The principal male is Elton, a young Indian boy found hiding out on the property who, Mattie soon discovers, is running away from his abusers.

"I worried that [Elton] might be a clich," said Nelson. "I like that he's old enough and young enough to be in this woman's world where he can see the ways to be a man besides hitting someone with a board."

None of his characters, says Nelson, is specifically modeled after a real person; they arose from his imagination during the writing process.

"Kent Haruf has told me that he has the whole book, preconceived, in his head when he begins to write," said Nelson. "But I never know what will happen. With Land That Moves, I didn't know that [one of the main characters] was gay until the fourth draft."

Writing that moves

Rewriting is central to his craft, and practice, he says, is key to learning to be a novelist or short-story writer. When Nelson left law school, he spent three years in Europe doing nothing but writing fiction.

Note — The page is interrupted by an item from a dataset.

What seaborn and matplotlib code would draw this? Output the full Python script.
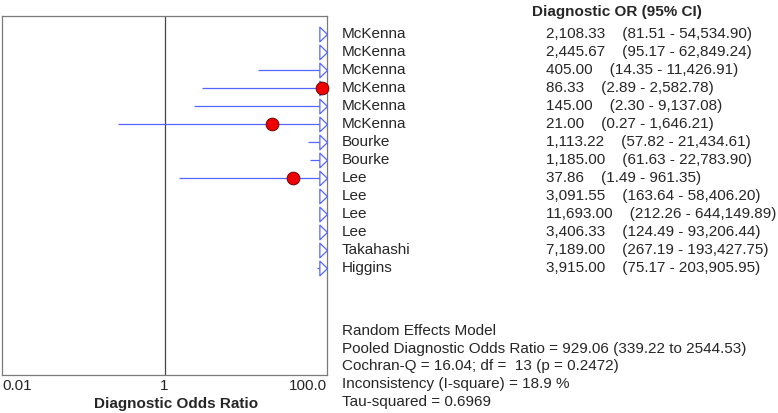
"""
Forest plot of diagnostic odds ratios with a text table on the right.
"""
import matplotlib
matplotlib.use("Agg")
import matplotlib.pyplot as plt
from matplotlib.path import Path
import numpy as np
import pandas as pd
import seaborn as sns

studies = ["McKenna", "McKenna", "McKenna", "McKenna", "McKenna", "McKenna",
           "Bourke", "Bourke", "Lee", "Lee", "Lee", "Lee", "Takahashi", "Higgins"]
dor = [2108.33, 2445.67, 405.00, 86.33, 145.00, 21.00, 1113.22, 1185.00,
       37.86, 3091.55, 11693.00, 3406.33, 7189.00, 3915.00]
ci_low = [81.51, 95.17, 14.35, 2.89, 2.30, 0.27, 57.82, 61.63,
          1.49, 163.64, 212.26, 124.49, 267.19, 75.17]
ci_high = [54534.90, 62849.24, 11426.91, 2582.78, 9137.08, 1646.21, 21434.61,
           22783.90, 961.35, 58406.20, 644149.89, 93206.44, 193427.75, 203905.95]

x_ticks = [0.01, 1, 100]
x_tick_labels = ["0.01", "1", "100.0"]

summary_lines = [
    "Random Effects Model",
    "Pooled Diagnostic Odds Ratio = 929.06 (339.22 to 2544.53)",
    "Cochran-Q = 16.04; df =  13 (p = 0.2472)",
    "Inconsistency (I-square) = 18.9 %",
    "Tau-squared = 0.6969",
]

df = pd.DataFrame({"study": studies, "dor": dor, "lo": ci_low, "hi": ci_high})
df["row"] = np.arange(len(df))

sns.set_style("white")
plt.rcParams["font.family"] = ["Liberation Sans", "DejaVu Sans"]

W, H = 778, 413
fig = plt.figure(figsize=(W / 100, H / 100), dpi=100)


def fx(px):
    return px / W


def fy(py):
    return 1 - py / H


ax = fig.add_axes([fx(2), fy(375), fx(327) - fx(2), fy(16) - fy(375)])
ax.set_xscale("log")
xmin, xmax = x_ticks[0], x_ticks[-1]
ax.set_xlim(xmin, xmax)
ax.set_ylim(18.94, -1.0)

blue = "#5566ff"
ax.axvline(1, color="#444444", lw=0.9, zorder=1)
ax.hlines(df["row"], df["lo"], df["hi"], color=blue, lw=0.9, zorder=2)

# open arrow at the right edge where the interval runs past the axis
arrow = Path([(0, 0), (-1.04, 1), (-1.04, -1), (0, 0)],
             [Path.MOVETO, Path.LINETO, Path.LINETO, Path.CLOSEPOLY])
over = df[df["hi"] > xmax]
ax.scatter(np.full(len(over), xmax), over["row"], marker=arrow, s=11.0 ** 2,
           facecolors="white", edgecolors=blue, linewidths=0.9, zorder=3,
           clip_on=False)

inside = df[df["dor"] <= xmax]
sns.scatterplot(data=inside, x="dor", y="row", ax=ax, s=85, color="#ee0000",
                edgecolor="#5a0000", linewidth=0.6, zorder=4, clip_on=False,
                legend=False)

for s in ax.spines.values():
    s.set_color("#7a7a7a")
    s.set_linewidth(0.9)
ax.set_yticks([])
ax.set_xticks(x_ticks)
ax.set_xticklabels([])
ax.minorticks_off()
ax.tick_params(axis="x", length=0)
ax.set_xlabel("")
ax.set_ylabel("")

# tick labels and axis title
fs = 11
fig.text(fx(2), fy(386), x_tick_labels[0], ha="left", va="center", fontsize=fs)
fig.text(fx(164), fy(386), x_tick_labels[1], ha="center", va="center", fontsize=fs)
fig.text(fx(327), fy(386), x_tick_labels[2], ha="right", va="center", fontsize=fs)
fig.text(fx(176), fy(404), "Diagnostic Odds Ratio", ha="center", va="center",
         fontsize=fs, fontweight="bold")

# right-hand table
fig.text(fx(617), fy(12), "Diagnostic OR (95% CI)", ha="center", va="center",
         fontsize=fs, fontweight="bold")
for i, r in df.iterrows():
    y = 34 + 18 * r["row"]
    fig.text(fx(342), fy(y), r["study"], ha="left", va="center", fontsize=fs)
    txt = f"{r['dor']:,.2f}    ({r['lo']:,.2f} - {r['hi']:,.2f})"
    fig.text(fx(546), fy(y), txt, ha="left", va="center", fontsize=fs)

for k, line in enumerate(summary_lines):
    fig.text(fx(342), fy(331 + 17.7 * k), line, ha="left", va="center", fontsize=fs)

fig.savefig("out.png", dpi=100)
plt.close(fig)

"I wrote 40 stories and a novel the first year," he said. "I still believe and tell my students, it's like learning to play the piano or to play tennis -- it takes practice."

Regarding the rise in popularity of master's degrees in creative writing programs, Nelson is circumspect.

"I don't want to badmouth writing programs," he said, "but I don't think academia is a very fruitful place to explore life."

Whatever his method, with Land That Moves, Land That Stands Still, Kent Nelson has found his muse. When he first asked feminist author and ranch woman Linda Hasselstrom (Leaning into the Wind: Women Write from the Heart of the West) if she would consider reviewing the book, she said, "I'll never write a blurb for a man."

But Hasselstrom read the book and liked it. Her blurb on the back cover means a lot to Nelson:

"I know Mattie Remmel and her neighbors, which is not surprising since I am a South Dakota rural woman. I'm not sure how Kent Nelson, a Colorado writer certifiably male, grew to know them so well. His portrayal of the land and the people of southwestern South Dakota is flawless, sympathetic, and so real readers may be driving around my neighborhood looking for them."

Nelson's next project is a novel about a family moving from Lexington, Mass., to Montrose, Colo.

"It's about development," he said, "about what's happening to small towns across the West."